The venue was the Byre Theatre, St Andrews’ town theatre, in the main auditorium, providing ample seating for current St Andrews computer science staff, students and alumni who had been invited to attend. My husband and I were both there as alumni, from the 1990s. I had to use my wheelchair today, and thank Aaron Quigley and others for arranging a suitably accessible venue. I had a very good view from the back row. Indeed one member of staff joked that I had the best view in the house!

The theme of today’s three lectures was “CS for all”, exploring issues relating to widening computer science education and participation at school level, undergraduate level in universities, and in active research, including disabled people. We attended the first two lectures, which each ran for an hour.

The school-level one, “Computing for all in K-12 education” was particularly interesting, looking at initiatives – often outside academia itself – to widen computer science and particularly programming education for school-age children in America. I was particularly struck by the statistics showing how few computer science teachers there are in US schools, and especially in New York, with just 23 out of nearly 10,000 teachers. No wonder the subject is under-taught in schools. Anyway Maria discussed lots of positive initiatives for change underway, which were encouraging. And there was an active Q&A session afterwards. I was particularly heartened that almost all the people asking questions were women, very encouraging for gender equality. I wasn’t planning on asking a question, but something Maria said triggered me off, and I asked if there was evidence that these various school-level initiatives are leading to increased interest in computer science at university and similar levels.

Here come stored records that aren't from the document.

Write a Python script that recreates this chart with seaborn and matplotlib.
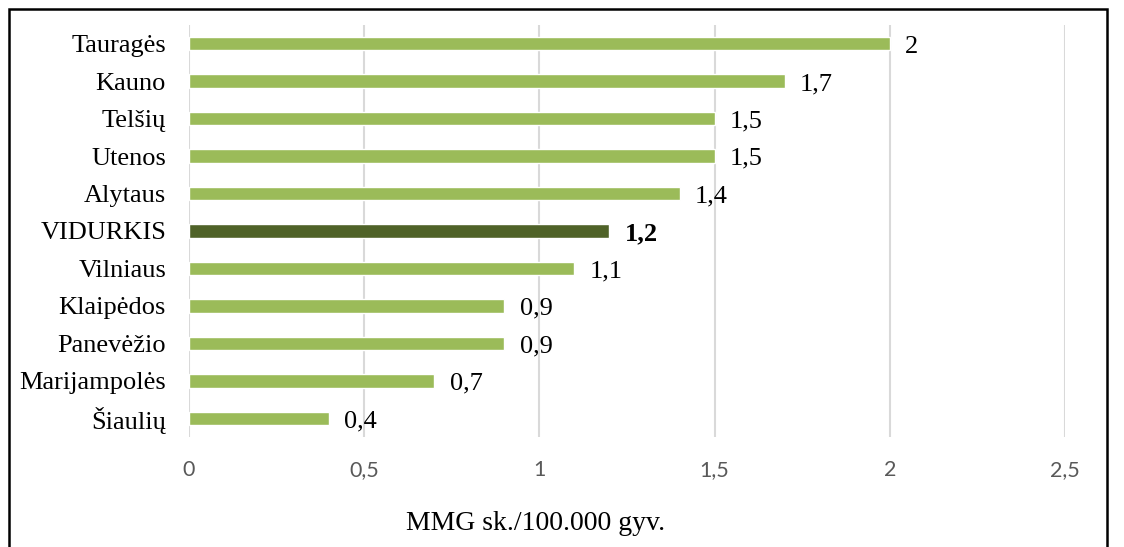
import matplotlib
matplotlib.use("Agg")
import matplotlib.pyplot as plt
import seaborn as sns
import pandas as pd
from matplotlib.patches import Rectangle

regions = ["Tauragės", "Kauno", "Telšių", "Utenos", "Alytaus", "VIDURKIS",
           "Vilniaus", "Klaipėdos", "Panevėžio", "Marijampolės", "Šiaulių"]
values = [2.0, 1.7, 1.5, 1.5, 1.4, 1.2, 1.1, 0.9, 0.9, 0.7, 0.4]
x_ticks = [0, 0.5, 1, 1.5, 2, 2.5]
x_tick_labels = ["0", "0,5", "1", "1,5", "2", "2,5"]
x_title = "MMG sk./100.000 gyv."
highlight = "VIDURKIS"

light_green = "#9BBB59"
dark_green = "#4F6228"

df = pd.DataFrame({"region": regions, "value": values})
df["kind"] = ["avg" if r == highlight else "region" for r in regions]

sns.set_theme(style="white")
serif = ["Liberation Serif", "DejaVu Serif"]

fig = plt.figure(figsize=(11.24, 5.47), dpi=100)
ax = fig.add_axes([189 / 1124, 1 - 437 / 547, (1065 - 189) / 1124, (437 - 25) / 547])

sns.barplot(data=df, y="region", x="value", hue="kind", orient="h",
            palette={"region": light_green, "avg": dark_green},
            order=regions, width=0.36, dodge=False, legend=False, ax=ax,
            saturation=1)

ax.set_xlim(0, 2.5)
ax.set_ylim(len(regions) - 0.5, -0.5)
ax.set_xticks(x_ticks)
ax.set_xticklabels(x_tick_labels, family=["Lato", "DejaVu Sans"], fontsize=15.5, color="#595959")
ax.tick_params(axis="x", length=0, pad=16.5)
ax.tick_params(axis="y", length=0, pad=16.5)
for lbl in ax.get_yticklabels():
    lbl.set_family(serif)
    lbl.set_fontsize(19)
    lbl.set_color("black")

ax.grid(axis="x", color="#D9D9D9", linewidth=1.5)
ax.set_axisbelow(True)
for s in ax.spines.values():
    s.set_visible(False)
ax.set_xlabel("")
ax.set_ylabel("")

# value labels next to each bar
for i, (r, v) in enumerate(zip(regions, values)):
    txt = f"{v:g}".replace(".", ",")
    ax.annotate(txt, xy=(v, i), xytext=(11, -2), textcoords="offset points",
                ha="left", va="center", family=serif, fontsize=19,
                fontweight="bold" if r == highlight else "normal", color="black")

fig.text(536 / 1124, 1 - 523 / 547, x_title, ha="center", va="center",
         family=serif, fontsize=20, color="black")

# outer frame
fig.patches.append(Rectangle((9 / 1124, -0.05), (1107 - 9) / 1124, 1.05 - 9 / 547,
                             transform=fig.transFigure, fill=False,
                             edgecolor="black", linewidth=1.8))

fig.savefig("out.png", dpi=100)
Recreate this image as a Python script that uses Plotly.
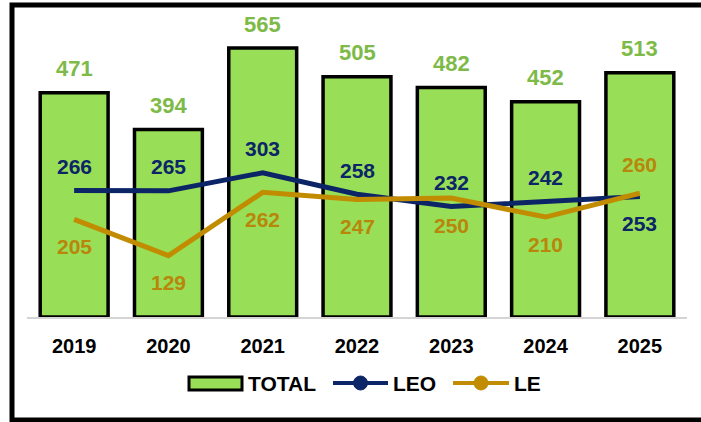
import plotly.graph_objects as go

years = ["2019", "2020", "2021", "2022", "2023", "2024", "2025"]
total = [471, 394, 565, 505, 482, 452, 513]
leo = [266, 265, 303, 258, 232, 242, 253]
le = [205, 129, 262, 247, 250, 210, 260]

# label above (1) or below (-1) the line point
leo_side = [1, 1, 1, 1, 1, 1, -1]
le_side = [-1, -1, -1, -1, -1, -1, 1]

green = "#98DE57"
green_txt = "#7DBA47"
navy = "#0B2566"
gold = "#C18C00"
gold_txt = "#B8860B"
font = "Liberation Sans Narrow, Arial Narrow, Liberation Sans, Arial"

# plot area in pixels, used to place the hand-made legend and frame
L, R, T, B = 27, 687, 10, 317


def px(x):
    return (x - L) / (R - L)


def py(y):
    return (B - y) / (B - T)


fig = go.Figure()
fig.add_bar(x=years, y=total, name="TOTAL", width=0.72,
            marker=dict(color=green, line=dict(color="black", width=3.5)))
fig.add_scatter(x=years, y=leo, mode="lines", name="LEO",
                line=dict(color=navy, width=5))
fig.add_scatter(x=years, y=le, mode="lines", name="LE",
                line=dict(color=gold, width=5))

# numeric-looking categories: place annotations by category index
for i, v in enumerate(total):
    fig.add_annotation(x=i, y=v, text=str(v), showarrow=False, yshift=24,
                       font=dict(family=font, size=22, color=green_txt, weight="bold"))
for i, (v, s) in enumerate(zip(leo, leo_side)):
    fig.add_annotation(x=i, y=v, text=str(v), showarrow=False, yshift=24 * s + (0 if s > 0 else -3),
                       font=dict(family=font, size=21, color=navy, weight="bold"))
for i, (v, s) in enumerate(zip(le, le_side)):
    fig.add_annotation(x=i, y=v, text=str(v), showarrow=False, yshift=27 * s + (0 if s < 0 else 2),
                       font=dict(family=font, size=21, color=gold_txt, weight="bold"))

# legend drawn by hand (wide bar swatch, line + ball markers)
ly = 383
fig.add_shape(type="rect", xref="paper", yref="paper",
              x0=px(189), x1=px(242), y0=py(390), y1=py(377),
              line=dict(color="black", width=3), fillcolor=green)
for x0, x1, c in [(333, 388, navy), (453, 509, gold)]:
    fig.add_shape(type="line", xref="paper", yref="paper",
                  x0=px(x0), x1=px(x1), y0=py(ly), y1=py(ly),
                  line=dict(color=c, width=4))
    xm = (x0 + x1) / 2
    fig.add_shape(type="circle", xref="paper", yref="paper",
                  x0=px(xm - 7), x1=px(xm + 7), y0=py(ly + 7), y1=py(ly - 7),
                  line=dict(color=c, width=1), fillcolor=c)
for x0, name in [(246, "TOTAL"), (391, "LEO"), (512, "LE")]:
    fig.add_annotation(xref="paper", yref="paper", x=px(x0), y=py(ly),
                       xanchor="left", yanchor="middle", text=name, showarrow=False,
                       font=dict(family=font, size=21, color="black", weight="bold"))

# outer frame (right edge runs off the page, as in the source)
fig.add_shape(type="rect", xref="paper", yref="paper",
              x0=px(12), x1=px(706), y0=py(420), y1=py(5),
              line=dict(color="black", width=5), fillcolor="rgba(0,0,0,0)")

fig.update_layout(
    width=701, height=422,
    margin=dict(l=L, r=701 - R, t=T, b=422 - B),
    plot_bgcolor="white", paper_bgcolor="white",
    font=dict(family=font, color="black"),
    showlegend=False,
    xaxis=dict(type="category", range=[-0.5, len(years) - 0.5], showline=True,
               linecolor="#D4D4D4", linewidth=2, ticks="", ticklabelstandoff=10,
               tickfont=dict(family=font, size=20, color="black", weight="bold")),
    yaxis=dict(range=[0, 645], visible=False, showgrid=False),
)

# drop the browser's default 8px page margin so the figure sits at 0,0
fig.write_html("out.html", config={"displayModeBar": False},
               post_script="document.body.style.margin='0px';")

The second lecture, on university-level education, also appealed to me. When I studied computer science as an undergraduate between 1990 and 1994 I was a tiny minority as a female student. So any steps to widen things are welcome. This was a good talk too, although I would personally have liked more detailed coverage of the various initiatives to widen accessibility. I was left often wanting to know more, as was my husband. I also wondered just how well some of the initiatives might translate to a UK setting. It seems to me, and I may have this wrong, that university level education in the USA is far more flexible than in the UK, with more flexibility in terms of which subjects you specialise in. Whereas in the UK it is normal to apply to a specific honours programme from school. This is particularly the case in England, with three year honours degrees, but even in Scotland, with its extra year for flexibility. And it isn’t always possible to switch later. My future husband and I – both undergraduates at St Andrews between 1990 and 1994 – wanted at the end of our first year to switch to joint honours computer science and astronomy, both quite unaware that the other was trying to do this at the same time. But the university authorities had just scrapped that honours degree combination, so we were told no, and I opted for just computer science, and my husband physics and astronomy. Though if we’d applied straight to do this combination from school we could have done it. Whereas in the USA I get the feeling that things are more modular and more flexible, and e.g. there is more room for people to move to computer science from other subjects later during their degree programmes.

This talk ran for quite a long time, leaving little time for questions, but there were interesting ones. I was particularly amused by the discussion of funded versus self-funded PhDs. After leaving computer science I switched to history, studied to completed PhD level. There is virtually no public PhD funding available for humanities students, meaning there is a much stronger tradition of e.g. history students self-funding, usually part-time. This is rarely in my experience done for employment purposes and to lead to increased salaries, but more for personal development and an intellectual challenge. But it does lead to a very different research environment from hard sciences like computer science, where the balance is more towards full-time funded PhDs going on to academia or industry.

Anyway I’m really glad that I went, sorry I’m missing the last talk. Many thanks to Maria and the organisers for such an interesting event. And for opening it to alumni like me and my husband.